Теперь про свои дела: я тебе послал несколько стихотворений, но их в "Войне" надо заменить, строфы 4-ю и 5-ю про дух следующими:
Тружеников, медленно идущих
На полях, омоченных в крови,
Подвиг сеющих и славу жнущих,
Ныне, Господи, благослови.
Как у тех, что гнутся над сохою,
Как у тех, что молят и скорбят,
Их сердца горят перед тобою,
Восковыми свечками горят.
Но тому, о Господи, и силы... и т. д.
Вот человек предполагает, а Бог располагает. Приходится дописывать письмо стоя и карандашом.

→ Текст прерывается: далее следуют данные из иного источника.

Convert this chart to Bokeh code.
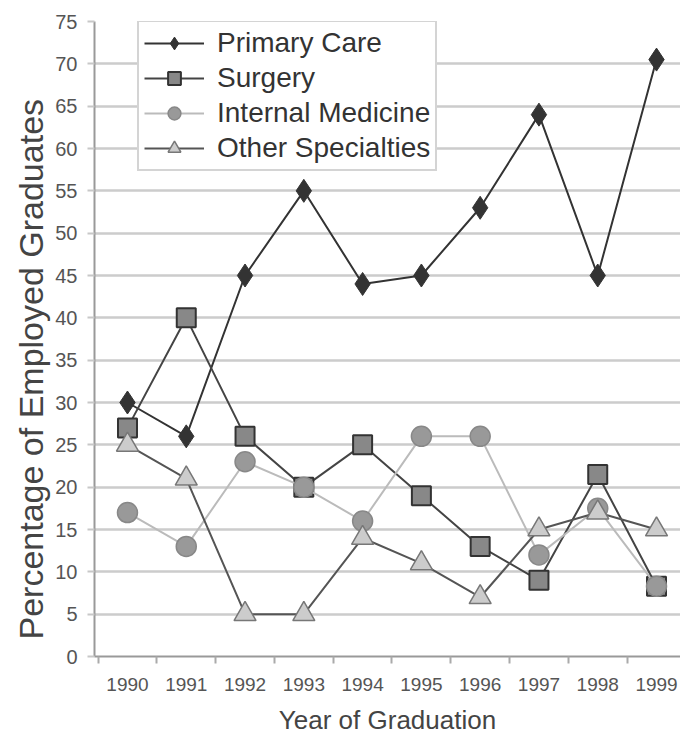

Вот мой адрес: 102 полевая контора. Остальное все как прежде. Твой всегда Коля".
Из воспоминаний ротмистра Ю. В. Я н и ш е в с к о г о:
"С удовольствием сообщу... все, что запомнилось мне о совместной моей службе с Н. С. Гумилевым в полку улан Ее Величества. Оба мы одновременно приехали в Крачевицы (Новгородской губернии) в Гвардейский запасной полк и были зачислены в маршевой эскадрон лейб-гвардии уланского Ее Величества полка. Там вся восьмидневная подготовка состояла лишь с стрельбе, отдании чести и езде. На последней больше 60% провалилось и было отправлено в пехоту, а на стрельбе и Гумилев, и я одинаково выбила лучшие и были на первом месте.
Гумилев был на редкость спокойного характера, почти флегматик, спокойно храбрый и в боях заработал два креста. Был он очень хороший рассказчик и слушать его, много повидавшего в своих путешествиях, было очень интересно. И особенно мне - у нас обоих была любовь к природе и скитаниям. И это нас быстро сдружило. Когда я ему рассказал о бродяжничествах на лодке, пешком и на велосипеде, он сказал: "Такой человек мне нужен, когда кончится война, едем на два года на Мадагаскар..." Увы! Все это оказалось лишь мечтами".